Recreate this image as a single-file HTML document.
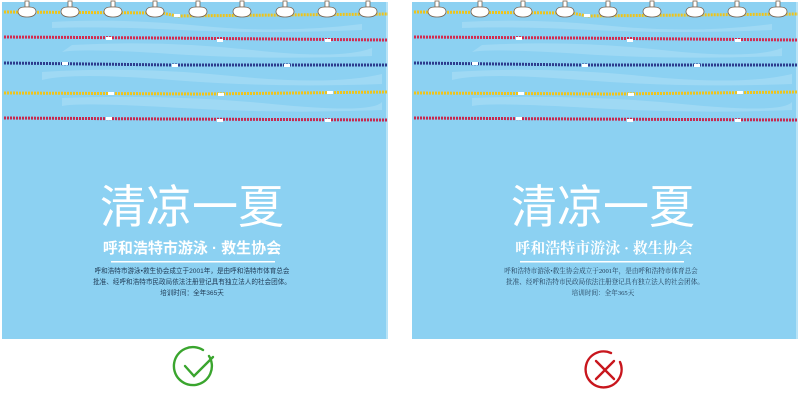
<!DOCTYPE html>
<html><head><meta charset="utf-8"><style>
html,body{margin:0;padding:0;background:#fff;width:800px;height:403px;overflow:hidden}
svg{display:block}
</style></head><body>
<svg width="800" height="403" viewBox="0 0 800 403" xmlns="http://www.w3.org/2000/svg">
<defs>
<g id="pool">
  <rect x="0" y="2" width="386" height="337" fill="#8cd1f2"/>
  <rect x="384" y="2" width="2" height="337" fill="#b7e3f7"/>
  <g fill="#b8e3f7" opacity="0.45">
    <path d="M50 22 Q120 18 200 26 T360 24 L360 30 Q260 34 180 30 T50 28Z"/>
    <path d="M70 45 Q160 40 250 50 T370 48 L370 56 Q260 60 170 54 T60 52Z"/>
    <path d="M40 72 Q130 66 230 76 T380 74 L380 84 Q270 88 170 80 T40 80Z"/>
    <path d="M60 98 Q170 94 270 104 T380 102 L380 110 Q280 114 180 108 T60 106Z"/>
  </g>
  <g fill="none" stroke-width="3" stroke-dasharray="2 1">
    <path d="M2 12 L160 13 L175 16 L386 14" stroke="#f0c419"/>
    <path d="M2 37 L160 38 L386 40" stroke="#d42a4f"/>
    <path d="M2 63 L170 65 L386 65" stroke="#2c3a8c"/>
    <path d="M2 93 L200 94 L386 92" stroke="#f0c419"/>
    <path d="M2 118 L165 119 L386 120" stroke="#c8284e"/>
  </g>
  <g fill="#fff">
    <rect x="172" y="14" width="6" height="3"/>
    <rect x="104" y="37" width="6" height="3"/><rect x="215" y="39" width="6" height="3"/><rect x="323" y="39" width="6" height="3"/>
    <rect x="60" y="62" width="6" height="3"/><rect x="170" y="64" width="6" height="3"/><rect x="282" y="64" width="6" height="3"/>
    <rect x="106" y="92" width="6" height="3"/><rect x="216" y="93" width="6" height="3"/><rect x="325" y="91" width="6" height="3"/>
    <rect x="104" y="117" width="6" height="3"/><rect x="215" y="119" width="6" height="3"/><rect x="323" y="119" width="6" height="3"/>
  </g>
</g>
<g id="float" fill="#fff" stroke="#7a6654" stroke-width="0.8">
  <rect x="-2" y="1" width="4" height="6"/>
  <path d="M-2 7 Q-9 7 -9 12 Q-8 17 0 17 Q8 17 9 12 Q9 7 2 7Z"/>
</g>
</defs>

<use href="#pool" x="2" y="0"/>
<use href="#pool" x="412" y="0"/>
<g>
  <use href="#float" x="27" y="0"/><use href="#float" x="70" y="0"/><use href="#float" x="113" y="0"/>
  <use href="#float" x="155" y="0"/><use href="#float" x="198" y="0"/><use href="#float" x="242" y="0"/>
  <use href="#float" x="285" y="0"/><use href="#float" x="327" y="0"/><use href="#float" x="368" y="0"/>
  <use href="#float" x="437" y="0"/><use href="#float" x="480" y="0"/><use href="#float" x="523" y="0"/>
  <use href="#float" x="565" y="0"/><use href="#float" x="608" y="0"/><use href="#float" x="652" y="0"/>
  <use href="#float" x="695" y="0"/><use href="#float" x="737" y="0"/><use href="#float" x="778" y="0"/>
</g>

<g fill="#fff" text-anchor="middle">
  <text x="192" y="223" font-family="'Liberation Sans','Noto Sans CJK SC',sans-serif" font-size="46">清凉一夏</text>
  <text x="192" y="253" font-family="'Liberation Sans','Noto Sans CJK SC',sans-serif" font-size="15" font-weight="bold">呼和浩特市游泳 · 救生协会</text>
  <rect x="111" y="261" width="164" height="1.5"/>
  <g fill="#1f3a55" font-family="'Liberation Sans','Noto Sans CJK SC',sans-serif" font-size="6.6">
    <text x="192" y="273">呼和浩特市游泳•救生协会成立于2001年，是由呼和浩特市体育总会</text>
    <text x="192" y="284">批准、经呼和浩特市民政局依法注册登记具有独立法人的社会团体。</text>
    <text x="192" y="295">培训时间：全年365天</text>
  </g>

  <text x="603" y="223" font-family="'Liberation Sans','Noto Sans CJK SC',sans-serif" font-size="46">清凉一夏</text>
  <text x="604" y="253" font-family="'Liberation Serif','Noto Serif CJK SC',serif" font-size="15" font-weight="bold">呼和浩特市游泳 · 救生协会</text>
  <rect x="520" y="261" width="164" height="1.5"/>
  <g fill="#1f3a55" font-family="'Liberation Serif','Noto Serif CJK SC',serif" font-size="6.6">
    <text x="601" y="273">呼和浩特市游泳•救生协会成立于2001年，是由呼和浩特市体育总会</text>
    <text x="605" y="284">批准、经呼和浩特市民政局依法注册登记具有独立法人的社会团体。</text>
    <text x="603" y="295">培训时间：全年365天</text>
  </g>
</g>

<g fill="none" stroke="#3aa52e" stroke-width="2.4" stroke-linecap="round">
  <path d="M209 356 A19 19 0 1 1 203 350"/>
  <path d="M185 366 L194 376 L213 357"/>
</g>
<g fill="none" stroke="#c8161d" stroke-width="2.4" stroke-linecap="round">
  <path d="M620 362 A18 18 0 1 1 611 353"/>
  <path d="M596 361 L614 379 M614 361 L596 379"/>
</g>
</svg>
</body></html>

* * *

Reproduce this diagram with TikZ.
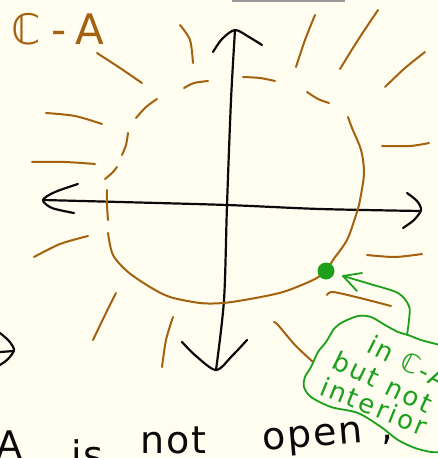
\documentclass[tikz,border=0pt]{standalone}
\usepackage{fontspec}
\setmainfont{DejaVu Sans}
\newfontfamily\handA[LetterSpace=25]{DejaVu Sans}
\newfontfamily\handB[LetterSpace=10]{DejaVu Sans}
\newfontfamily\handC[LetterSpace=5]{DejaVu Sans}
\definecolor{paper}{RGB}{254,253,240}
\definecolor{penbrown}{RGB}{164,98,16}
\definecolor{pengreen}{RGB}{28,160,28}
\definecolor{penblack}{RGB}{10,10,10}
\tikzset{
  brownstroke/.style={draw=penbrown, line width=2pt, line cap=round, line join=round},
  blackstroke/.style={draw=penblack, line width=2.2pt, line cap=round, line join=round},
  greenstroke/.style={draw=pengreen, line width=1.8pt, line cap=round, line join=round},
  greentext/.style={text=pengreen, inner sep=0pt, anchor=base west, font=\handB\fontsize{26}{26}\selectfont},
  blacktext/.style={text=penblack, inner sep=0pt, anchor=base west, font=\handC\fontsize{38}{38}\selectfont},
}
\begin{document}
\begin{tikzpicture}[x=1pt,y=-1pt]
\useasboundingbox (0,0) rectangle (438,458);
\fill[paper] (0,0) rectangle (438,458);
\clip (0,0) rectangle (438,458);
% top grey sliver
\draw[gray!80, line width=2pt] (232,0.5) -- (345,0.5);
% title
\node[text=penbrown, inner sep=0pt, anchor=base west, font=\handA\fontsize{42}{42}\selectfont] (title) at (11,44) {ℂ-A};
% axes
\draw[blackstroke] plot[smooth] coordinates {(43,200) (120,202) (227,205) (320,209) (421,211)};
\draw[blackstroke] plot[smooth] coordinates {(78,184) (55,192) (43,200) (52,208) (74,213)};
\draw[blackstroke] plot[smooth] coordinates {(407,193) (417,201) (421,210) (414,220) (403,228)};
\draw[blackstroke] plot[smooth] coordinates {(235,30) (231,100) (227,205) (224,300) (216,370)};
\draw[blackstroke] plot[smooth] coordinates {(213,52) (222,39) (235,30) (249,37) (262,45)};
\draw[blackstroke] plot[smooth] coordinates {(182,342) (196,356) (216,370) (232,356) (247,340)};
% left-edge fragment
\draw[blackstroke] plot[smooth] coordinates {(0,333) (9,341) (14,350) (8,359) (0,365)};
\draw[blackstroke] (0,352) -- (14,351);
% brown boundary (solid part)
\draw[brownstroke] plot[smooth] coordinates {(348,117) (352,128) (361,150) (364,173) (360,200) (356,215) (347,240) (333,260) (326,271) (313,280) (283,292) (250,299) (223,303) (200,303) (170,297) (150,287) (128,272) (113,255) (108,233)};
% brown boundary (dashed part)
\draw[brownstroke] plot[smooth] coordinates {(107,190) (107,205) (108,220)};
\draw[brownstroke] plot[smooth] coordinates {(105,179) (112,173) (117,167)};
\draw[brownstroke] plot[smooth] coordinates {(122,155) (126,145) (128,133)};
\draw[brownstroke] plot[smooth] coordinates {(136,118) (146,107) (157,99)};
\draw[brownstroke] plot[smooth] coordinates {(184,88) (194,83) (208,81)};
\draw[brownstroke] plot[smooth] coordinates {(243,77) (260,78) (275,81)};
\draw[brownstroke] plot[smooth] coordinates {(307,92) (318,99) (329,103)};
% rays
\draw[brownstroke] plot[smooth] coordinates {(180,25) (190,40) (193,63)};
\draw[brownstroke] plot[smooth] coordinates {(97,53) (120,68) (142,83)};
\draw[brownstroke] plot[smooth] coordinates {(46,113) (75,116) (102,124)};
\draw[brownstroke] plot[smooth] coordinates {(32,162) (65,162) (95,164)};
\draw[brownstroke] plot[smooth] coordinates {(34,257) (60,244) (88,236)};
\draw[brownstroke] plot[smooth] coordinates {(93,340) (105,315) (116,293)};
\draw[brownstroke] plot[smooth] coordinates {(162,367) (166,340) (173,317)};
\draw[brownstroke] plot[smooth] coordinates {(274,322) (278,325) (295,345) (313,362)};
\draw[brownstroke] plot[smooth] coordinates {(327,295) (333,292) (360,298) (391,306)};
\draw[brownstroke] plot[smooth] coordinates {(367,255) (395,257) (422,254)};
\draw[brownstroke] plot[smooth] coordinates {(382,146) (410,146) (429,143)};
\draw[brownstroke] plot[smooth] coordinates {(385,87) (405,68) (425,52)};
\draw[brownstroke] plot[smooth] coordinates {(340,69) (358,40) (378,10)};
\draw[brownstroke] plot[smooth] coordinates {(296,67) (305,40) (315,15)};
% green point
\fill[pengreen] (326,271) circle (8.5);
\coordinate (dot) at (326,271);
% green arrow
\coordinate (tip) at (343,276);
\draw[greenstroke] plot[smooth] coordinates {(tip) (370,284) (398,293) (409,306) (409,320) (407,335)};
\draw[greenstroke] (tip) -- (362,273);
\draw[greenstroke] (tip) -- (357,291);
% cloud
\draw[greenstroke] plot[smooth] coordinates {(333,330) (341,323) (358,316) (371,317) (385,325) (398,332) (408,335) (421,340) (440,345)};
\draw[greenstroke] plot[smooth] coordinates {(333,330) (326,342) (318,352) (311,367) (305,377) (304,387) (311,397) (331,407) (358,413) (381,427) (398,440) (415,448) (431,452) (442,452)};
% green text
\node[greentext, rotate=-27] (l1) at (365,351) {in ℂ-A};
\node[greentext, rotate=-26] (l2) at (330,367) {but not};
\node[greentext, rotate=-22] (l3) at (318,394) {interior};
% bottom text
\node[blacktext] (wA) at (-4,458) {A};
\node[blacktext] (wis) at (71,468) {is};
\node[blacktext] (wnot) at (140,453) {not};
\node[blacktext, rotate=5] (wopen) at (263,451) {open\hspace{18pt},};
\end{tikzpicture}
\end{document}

• [EXERCISE]: Copy, from the material, each line that holds the string "this".

• [WORKED SOLUTION]:
Recreate this image as a single-file HTML document.
Reproduce this diagram with TikZ.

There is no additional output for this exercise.